UVic professor Bennett said he sees no reason why political parties should be given special exemption from privacy laws.
“Like every other organization, they should be abiding basic principles of privacy protection,” he said. “It’s not their data. It’s yours, and they should be giving it to you if you request it and correcting it if it’s inaccurate.”
In most other democracies in the world, with the exception of Canada, the United States and Australia, political parties are covered by privacy laws that require them to tell any individual who asks what information they have about them, and it has never been an issue, Bennett said.
“I just think it’s good practice for any organization to gain the trust of the people they are processing data about by being open about what they’re doing,” he said.
“Open and transparent about what they’re processing, how they’re processing it, what they’re doing with it, who they’re communicating with it. The vast majority of organizations in this country, government and corporate, have got to abide by these rules. I see no reason why political parties should be any different.”
If the parties are going to argue that they are under federal jurisdiction, not provincial, then the federal law should apply and they shouldn’t be exempted from it, he added. “They can’t have it both ways.”
Bennett said the parties need to give more thought to privacy issues.

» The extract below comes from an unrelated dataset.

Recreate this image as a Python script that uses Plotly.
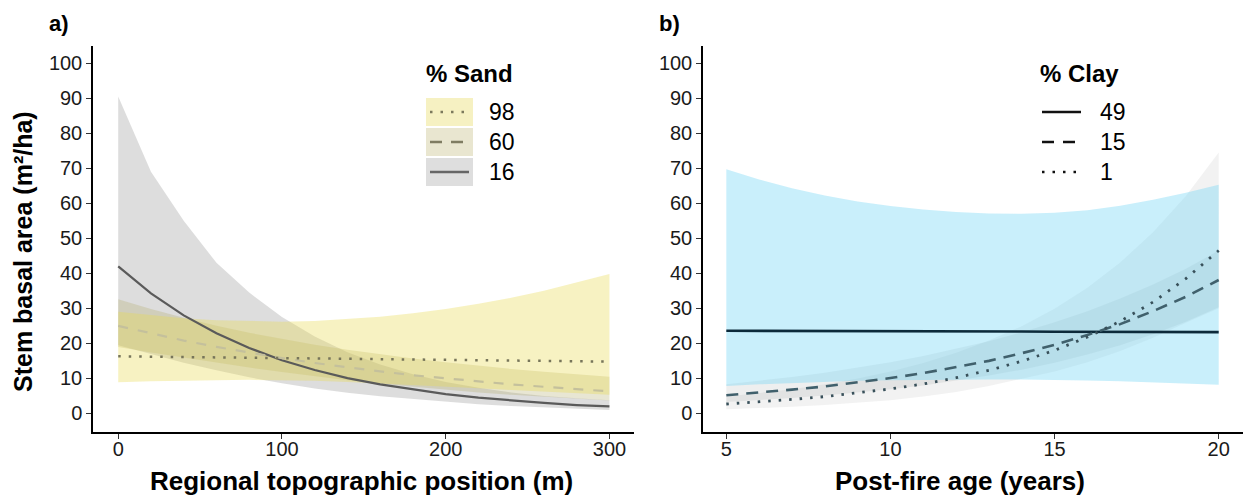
import plotly.graph_objects as go

W, H = 1243, 498

# ---------------- Panel a data ----------------
TOPO = [0, 20, 40, 60, 80, 100, 120, 140, 160, 180, 200, 220, 240, 260, 280, 300]
SAND16_FIT = [42.0, 34.3, 28.0, 22.9, 18.7, 15.2, 12.4, 10.1, 8.3, 6.8, 5.5, 4.5, 3.7, 3.0, 2.4, 2.0]
SAND16_HI = [90.5, 69.0, 55.0, 43.0, 34.5, 27.5, 22.0, 17.5, 14.0, 11.2, 9.0, 7.3, 6.0, 5.0, 4.3, 3.8]
SAND16_LO = [19.5, 17.0, 14.5, 12.3, 10.3, 8.6, 7.1, 5.9, 4.9, 4.0, 3.3, 2.6, 2.1, 1.7, 1.3, 1.0]
SAND60_FIT = [25.0, 22.8, 20.8, 19.0, 17.3, 15.8, 14.4, 13.1, 12.0, 10.9, 10.0, 9.1, 8.3, 7.6, 6.9, 6.3]
SAND60_HI = [32.6, 29.8, 27.3, 25.0, 23.0, 21.2, 19.6, 18.2, 16.9, 15.7, 14.6, 13.6, 12.7, 11.9, 11.2, 10.5]
SAND60_LO = [19.0, 17.4, 15.9, 14.5, 13.1, 11.8, 10.6, 9.5, 8.5, 7.6, 6.8, 6.0, 5.3, 4.7, 4.2, 3.7]
SAND98_FIT = [16.3, 16.2, 16.1, 16.0, 15.9, 15.8, 15.7, 15.6, 15.5, 15.4, 15.3, 15.2, 15.1, 15.0, 14.9, 14.8]
SAND98_HI = [29.0, 28.0, 27.2, 26.6, 26.3, 26.2, 26.4, 26.9, 27.6, 28.6, 29.8, 31.3, 33.0, 35.0, 37.3, 39.8]
SAND98_LO = [8.9, 9.2, 9.4, 9.5, 9.6, 9.5, 9.3, 9.0, 8.6, 8.2, 7.7, 7.2, 6.7, 6.2, 5.7, 5.3]

# ---------------- Panel b data ----------------
AGE = [5, 6, 7, 8, 9, 10, 11, 12, 13, 14, 15, 16, 17, 18, 19, 20]
CLAY49_FIT = [23.6, 23.6, 23.5, 23.5, 23.5, 23.5, 23.4, 23.4, 23.4, 23.4, 23.3, 23.3, 23.3, 23.3, 23.2, 23.2]
CLAY49_HI = [69.7, 66.8, 64.3, 62.2, 60.5, 59.2, 58.2, 57.5, 57.1, 57.0, 57.3, 58.0, 59.3, 61.0, 63.0, 65.3]
CLAY49_LO = [7.8, 8.3, 8.7, 9.0, 9.3, 9.5, 9.6, 9.7, 9.7, 9.7, 9.6, 9.4, 9.2, 8.9, 8.6, 8.2]
CLAY15_FIT = [5.2, 5.9, 6.8, 7.7, 8.8, 10.1, 11.5, 13.2, 15.0, 17.2, 19.6, 22.4, 25.5, 29.2, 33.3, 38.1]
CLAY15_HI = [8.3, 9.3, 10.4, 11.6, 13.0, 14.6, 16.4, 18.4, 20.6, 23.2, 26.0, 29.2, 32.8, 36.8, 41.3, 46.5]
CLAY15_LO = [3.3, 3.8, 4.4, 5.1, 5.9, 6.9, 8.0, 9.3, 10.8, 12.5, 14.5, 16.8, 19.5, 22.6, 26.2, 30.3]
CLAY1_FIT = [2.7, 3.3, 4.0, 4.8, 5.8, 7.0, 8.4, 10.2, 12.3, 14.9, 18.0, 21.8, 26.3, 31.8, 38.5, 46.5]
CLAY1_HI = [4.8, 5.8, 6.9, 8.3, 10.0, 12.0, 14.4, 17.3, 20.8, 24.9, 29.9, 35.9, 43.1, 51.7, 62.1, 74.5]
CLAY1_LO = [1.2, 1.5, 1.9, 2.4, 3.0, 3.8, 4.8, 6.1, 7.8, 9.9, 12.0, 14.6, 17.8, 21.6, 25.9, 30.0]

Y_TICKS = [0, 10, 20, 30, 40, 50, 60, 70, 80, 90, 100]
TOPO_TICKS = [0, 100, 200, 300]
AGE_TICKS = [5, 10, 15, 20]

SAND_LEVELS = ["98", "60", "16"]
CLAY_LEVELS = ["49", "15", "1"]

# ---------------- styles ----------------
FONT = "Arial, Liberation Sans, Helvetica, sans-serif"
C_Y = "rgba(232,218,80,0.35)"      # sand 98 ribbon
C_BEIGE = "rgba(180,172,110,0.30)"  # sand 60 ribbon
C_GREY = "rgba(150,150,150,0.32)"   # sand 16 ribbon
C_BLUE = "rgba(120,215,245,0.40)"   # clay 49 ribbon
C_G15 = "rgba(120,130,135,0.13)"    # clay 15 ribbon
C_G1 = "rgba(190,190,190,0.20)"     # clay 1 ribbon


def px(x):
    return x / W


def py(y):
    return 1 - y / H


fig = go.Figure()


def ribbon(x, hi, lo, color, xa, ya):
    fig.add_trace(go.Scatter(x=list(x) + list(x)[::-1], y=list(hi) + list(lo)[::-1],
                             fill="toself", fillcolor=color, line=dict(width=0),
                             mode="lines", hoverinfo="skip", showlegend=False,
                             xaxis=xa, yaxis=ya))


def curve(x, y, color, dash, width, xa, ya):
    fig.add_trace(go.Scatter(x=x, y=y, mode="lines",
                             line=dict(color=color, dash=dash, width=width),
                             showlegend=False, hoverinfo="skip", xaxis=xa, yaxis=ya))


# panel a
ribbon(TOPO, SAND16_HI, SAND16_LO, C_GREY, "x", "y")
ribbon(TOPO, SAND60_HI, SAND60_LO, C_BEIGE, "x", "y")
ribbon(TOPO, SAND98_HI, SAND98_LO, C_Y, "x", "y")
curve(TOPO, SAND16_FIT, "#5a5a5a", "solid", 2.2, "x", "y")
curve(TOPO, SAND60_FIT, "#c4c09c", "10px,10px", 2.2, "x", "y")
curve(TOPO, SAND98_FIT, "#77755a", "2.5px,8px", 2.5, "x", "y")

# panel b
ribbon(AGE, CLAY1_HI, CLAY1_LO, C_G1, "x2", "y2")
ribbon(AGE, CLAY15_HI, CLAY15_LO, C_G15, "x2", "y2")
ribbon(AGE, CLAY49_HI, CLAY49_LO, C_BLUE, "x2", "y2")
curve(AGE, CLAY49_FIT, "#0c2a3a", "solid", 2.6, "x2", "y2")
curve(AGE, CLAY15_FIT, "#40606c", "12px,8px", 2.6, "x2", "y2")
curve(AGE, CLAY1_FIT, "#38505a", "2.5px,8px", 2.8, "x2", "y2")

axis_common = dict(showline=True, linecolor="black", linewidth=1.5, ticks="outside",
                   ticklen=5, tickwidth=1.2, tickcolor="#333333", showgrid=False,
                   zeroline=False, tickfont=dict(family=FONT, size=20, color="#1a1a1a"),
                   fixedrange=True)

fig.update_layout(
    width=W, height=H, margin=dict(l=0, r=0, t=0, b=0),
    plot_bgcolor="white", paper_bgcolor="white", showlegend=False,
    xaxis=dict(domain=[px(93), px(634)], range=[-15.4, 315], tickvals=TOPO_TICKS,
               anchor="y", ticklabelstandoff=-7, **axis_common),
    yaxis=dict(domain=[py(432), py(46)], range=[-5.3, 104.9], tickvals=Y_TICKS,
               anchor="x", **axis_common),
    xaxis2=dict(domain=[px(703), 1.0], range=[4.29, 20.74], tickvals=AGE_TICKS,
                anchor="y2", ticklabelstandoff=-7, **axis_common),
    yaxis2=dict(domain=[py(432), py(46)], range=[-5.3, 104.9], tickvals=Y_TICKS,
                anchor="x2", **axis_common),
)

ann = []


def text(x, y, s, size, bold=False, xanchor="center", angle=0):
    ann.append(dict(x=px(x), y=py(y), xref="paper", yref="paper", text=f"<b>{s}</b>" if bold else s,
                    showarrow=False, xanchor=xanchor, yanchor="middle", textangle=angle,
                    font=dict(family=FONT, size=size, color="black")))


text(47, 23, "a)", 22, bold=True, xanchor="left")
text(657, 23, "b)", 22, bold=True, xanchor="left")
text(361, 481, "Regional topographic position (m)", 26, bold=True)
text(960, 481, "Post-fire age (years)", 26, bold=True)
text(23, 252, "Stem basal area (m²/ha)", 25, bold=True, angle=-90)

# legend a
text(470, 73, "% Sand", 24, bold=True)
shapes = []
rows = [112, 142, 172]
box_cols = ["rgba(246,241,194,1)", "rgba(233,230,208,1)", "rgba(222,222,222,1)"]
key_cols = ["#7c7a5c", "#7f7c62", "#666666"]
key_dash = ["2.5px,8px", "12px,9px", "solid"]
for r, lab, bc, kc, kd in zip(rows, SAND_LEVELS, box_cols, key_cols, key_dash):
    shapes.append(dict(type="rect", xref="paper", yref="paper", x0=px(426), x1=px(473),
                       y0=py(r + 14), y1=py(r - 14), fillcolor=bc, line=dict(width=0)))
    shapes.append(dict(type="line", xref="paper", yref="paper", x0=px(430), x1=px(469),
                       y0=py(r), y1=py(r), line=dict(color=kc, width=2.4, dash=kd)))
    text(487, r, lab, 23, xanchor="left")

# legend b
text(1079, 73, "% Clay", 24, bold=True)
bcols = ["#111111", "#111111", "#111111"]
bdash = ["solid", "12px,9px", "2.5px,8px"]
for r, lab, kc, kd in zip(rows, CLAY_LEVELS, bcols, bdash):
    shapes.append(dict(type="line", xref="paper", yref="paper", x0=px(1042), x1=px(1081),
                       y0=py(r), y1=py(r), line=dict(color=kc, width=2.6, dash=kd)))
    text(1098, r, lab, 23, xanchor="left")

fig.update_layout(annotations=ann, shapes=shapes)
fig.write_html("out.html")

“They’re extremely resistant,” he said. “They’re acting as a bit of a cartel in this. They don’t want to be more transparent than anyone else, because then they’ll be revealing secrets to the opposition, particularly during an election campaign.”
The Elections Modernization Act, bill C-76, that passed last year required federal political parties to each develop a policy for protecting personal information.
When the advocacy group Open Media recently compared those policies to the guidelines put out by the Chief Electoral Officer and the federal Privacy Commissioner, they found them “frighteningly” inadequate. “Not a single party even came close to meeting these basic best practices,” they found.
With an election approaching, they said, they would be watching to see which parties are willing to make strengthening privacy laws an issue.